(Problem description): Stop at the line containing "var yTicks = [0, 10, 20, 30, 40, 50, 60];": write out every line from the beginning of the entries up to and including it, minus the pictures.

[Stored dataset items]
— begin —
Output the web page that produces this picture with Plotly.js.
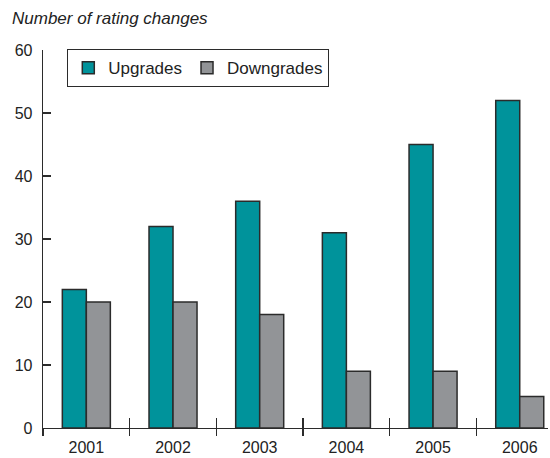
<!DOCTYPE html>
<html>
<head>
<meta charset="utf-8">
<script src="https://cdn.plot.ly/plotly-3.0.1.min.js"></script>
<style>html,body{margin:0;padding:0;background:#fff;}#chart{width:550px;height:458px;}</style>
</head>
<body>
<div id="chart"></div>
<script>
var years = ["2001", "2002", "2003", "2004", "2005", "2006"];
var upgrades = [22, 32, 36, 31, 45, 52];
var downgrades = [20, 20, 18, 9, 9, 5];
var yTicks = [0, 10, 20, 30, 40, 50, 60];

var teal = "#00939b";
var gray = "#929497";
var edge = "#2b2b2b";
var font = "Liberation Sans, Arial, sans-serif";

var traces = [
  {type: "bar", name: "Upgrades", x: years, y: upgrades,
   marker: {color: teal, line: {color: edge, width: 1.5}}},
  {type: "bar", name: "Downgrades", x: years, y: downgrades,
   marker: {color: gray, line: {color: edge, width: 1.5}}},
  {type: "scatter", x: years, y: [null,null,null,null,null,null], xaxis: "x2", showlegend: false, hoverinfo: "skip"}
];

var layout = {
  width: 550, height: 458,
  margin: {l: 43, r: 2, t: 50, b: 30},
  paper_bgcolor: "#fff", plot_bgcolor: "#fff",
  font: {family: font, size: 16, color: "#222"},
  title: {text: "<i>Number of rating changes</i>", x: 12/550, xanchor: "left", xref: "container",
          y: 1 - 18/458, yanchor: "middle", yref: "container",
          font: {family: font, size: 17, color: "#222"}},
  barmode: "group", bargap: 0.446, bargroupgap: 0,
  xaxis: {type: "category", range: [-0.5, 5.326], showgrid: false, zeroline: false,
          showline: true, linecolor: edge, linewidth: 1.3,
          ticks: "outside", tickson: "boundaries", ticklen: 7, tickwidth: 1.5, tickcolor: edge,
          ticklabelstandoff: 4,
          tickfont: {family: font, size: 16, color: "#222"}, fixedrange: true},
  xaxis2: {type: "category", overlaying: "x", range: [-0.5, 5.326], showgrid: false, zeroline: false,
           showline: false, ticks: "inside", tickson: "boundaries", ticklen: 10, tickwidth: 1.5,
           tickcolor: edge, showticklabels: false, side: "bottom", anchor: "y"},
  yaxis: {range: [0, 60], tickvals: yTicks, showgrid: false, zeroline: false,
          showline: true, linecolor: edge, linewidth: 1.3,
          ticks: "inside", ticklen: 8, tickwidth: 1.3, tickcolor: edge,
          tickfont: {family: font, size: 16, color: "#222"}, ticklabelstandoff: 6},
  legend: {orientation: "h", x: (67-43)/505, xanchor: "left", y: (428-49)/378, yanchor: "top",
           bordercolor: edge, borderwidth: 1.3, bgcolor: "#fff",
           font: {family: font, size: 17, color: "#222"}, itemwidth: 30,
           traceorder: "normal"}
};

Plotly.newPlot("chart", traces, layout, {displayModeBar: false, staticPlot: true});
</script>
</body>
</html>
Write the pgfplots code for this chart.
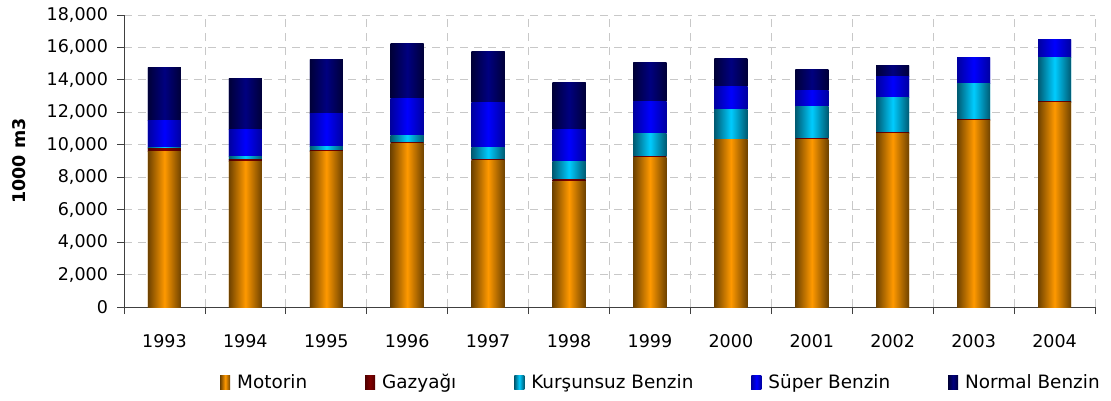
\documentclass[border=0pt]{standalone}
\usepackage{fontspec}
\setmainfont{DejaVu Sans}
\usepackage{pgfplots}
\usepackage{pgfplotstable}
\pgfplotsset{compat=1.18}
\definecolor{orgC}{HTML}{FF9900}
\definecolor{orgD}{HTML}{6E4200}
\definecolor{redC}{HTML}{800000}
\definecolor{redD}{HTML}{500000}
\definecolor{cyaC}{HTML}{00CCFF}
\definecolor{cyaD}{HTML}{005A72}
\definecolor{supC}{HTML}{0000FF}
\definecolor{supD}{HTML}{0000A0}
\definecolor{norC}{HTML}{000080}
\definecolor{norD}{HTML}{000038}
\definecolor{gridC}{HTML}{C8C8C8}
\pgfplotstableread{
x year motorin gaz kursunsuz super normal
0 1993 9580 170 80 1640 3270
1 1994 8970 100 200 1670 3120
2 1995 9560 60 270 2030 3310
3 1996 10100 30 440 2260 3400
4 1997 9010 60 760 2750 3200
5 1998 7730 100 1110 1990 2930
6 1999 9240 30 1400 1990 2440
7 2000 10320 30 1820 1400 1720
8 2001 10340 30 1960 990 1310
9 2002 10710 30 2150 1290 680
10 2003 11510 30 2210 1600 0
11 2004 12620 30 2760 1050 0
}\data
\pgfplotsset{
  shadedbar/.style n args={3}{
    draw=none, fill=#2,
    visualization depends on={max(\thisrow{#1}*292/18000,0.01) \as \barh},
    nodes near coords={},
    every node near coord/.append style={anchor=center, inner sep=0pt, outer sep=0pt,
      minimum width=33pt, minimum height=\barh pt, draw=none,
      left color=#3, right color=#3, middle color=#2},
    legend image code/.code={\path[draw=none, left color=#3, right color=#3, middle color=#2] (0pt,-7pt) rectangle (10pt,7pt);},
  },
}
\begin{document}
\fontsize{17.5}{20}\selectfont
\begin{tikzpicture}
\useasboundingbox (-124pt,-93pt) rectangle (987pt,307pt);
\begin{axis}[
  scale only axis,
  width=971pt, height=292pt,
  ybar stacked, bar width=33pt,
  xmin=-0.5, xmax=11.5,
  ymin=0, ymax=18000,
  ytick={0,2000,...,18000},
  xtick={0,...,11},
  xticklabels={1993,1994,1995,1996,1997,1998,1999,2000,2001,2002,2003,2004},
  minor xtick={-0.5,0.5,...,11.5},
  major x tick style={draw=none},
  minor x tick style={black!75, line width=0.8pt},
  minor tick length=7pt,
  major tick length=7pt,
  tick align=outside,
  ytick style={black!75, line width=0.8pt},
  x tick label style={yshift=-14pt},
  y tick label style={xshift=-3pt},
  /pgf/number format/.cd, 1000 sep={,}, assume math mode=true,
  /pgfplots/.cd,
  scaled y ticks=false,
  axis x line*=bottom, axis y line*=left,
  axis line style={black!75, line width=0.8pt, -},
  ymajorgrids, xminorgrids,
  major grid style={gridC, dash pattern=on 8pt off 6pt, line width=0.8pt},
  minor grid style={gridC, dash pattern=on 8pt off 6pt, line width=0.8pt},
  ticklabel style={font=\fontsize{17.5}{20}\selectfont},
  ylabel={\bfseries 1000 m3},
  ylabel style={at={(rel axis cs:-0.1081,0.5)}, anchor=center, font=\fontsize{17.5}{20}\selectfont},
  legend columns=5,
  legend style={at={(0.0989,-0.26)}, anchor=west, draw=none, inner sep=0pt,
    font=\fontsize{18.4}{20}\selectfont,
    /tikz/every odd column/.append style={column sep=5pt},
    /tikz/every even column/.append style={column sep=56pt}},
]
\addplot[shadedbar={motorin}{orgC}{orgD}] table[x=x,y=motorin]{\data};
\addplot[shadedbar={gaz}{redC}{redD}] table[x=x,y=gaz]{\data};
\addplot[shadedbar={kursunsuz}{cyaC}{cyaD}] table[x=x,y=kursunsuz]{\data};
\addplot[shadedbar={super}{supC}{supD}] table[x=x,y=super]{\data};
\addplot[shadedbar={normal}{norC}{norD}] table[x=x,y=normal]{\data};
\legend{Motorin,Gazyağı,Kurşunsuz Benzin,Süper Benzin,Normal Benzin}
\end{axis}
\end{tikzpicture}
\end{document}
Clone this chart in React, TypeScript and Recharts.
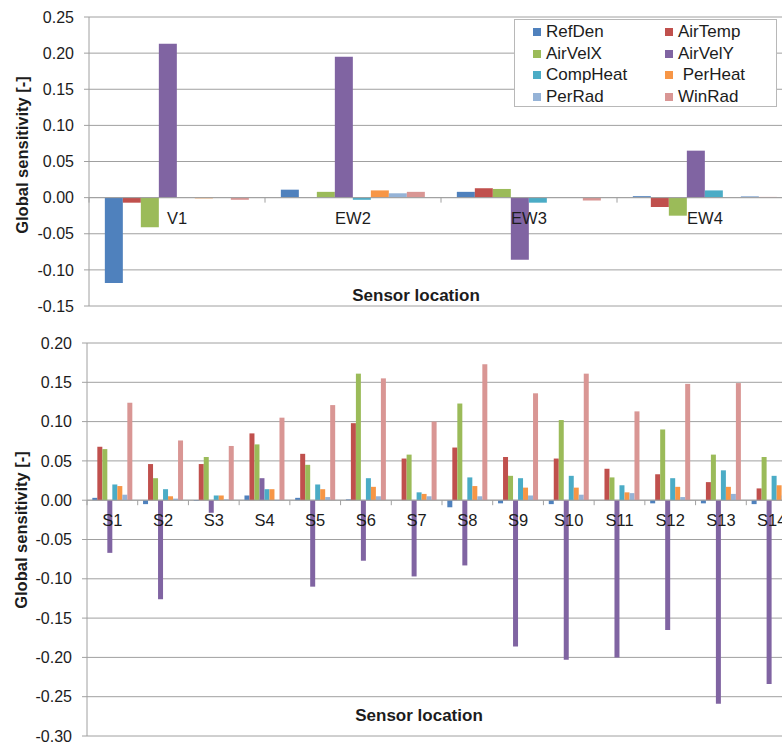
— end —
(Response to the task):
Output the web page that produces this picture with Plotly.js.
<!DOCTYPE html>
<html>
<head>
<meta charset="utf-8">
<script src="https://cdn.plot.ly/plotly-3.0.1.min.js"></script>
<style>html,body{margin:0;padding:0;background:#fff;}#chart{width:550px;height:458px;}</style>
</head>
<body>
<div id="chart"></div>
<script>
var years = ["2001", "2002", "2003", "2004", "2005", "2006"];
var upgrades = [22, 32, 36, 31, 45, 52];
var downgrades = [20, 20, 18, 9, 9, 5];
var yTicks = [0, 10, 20, 30, 40, 50, 60];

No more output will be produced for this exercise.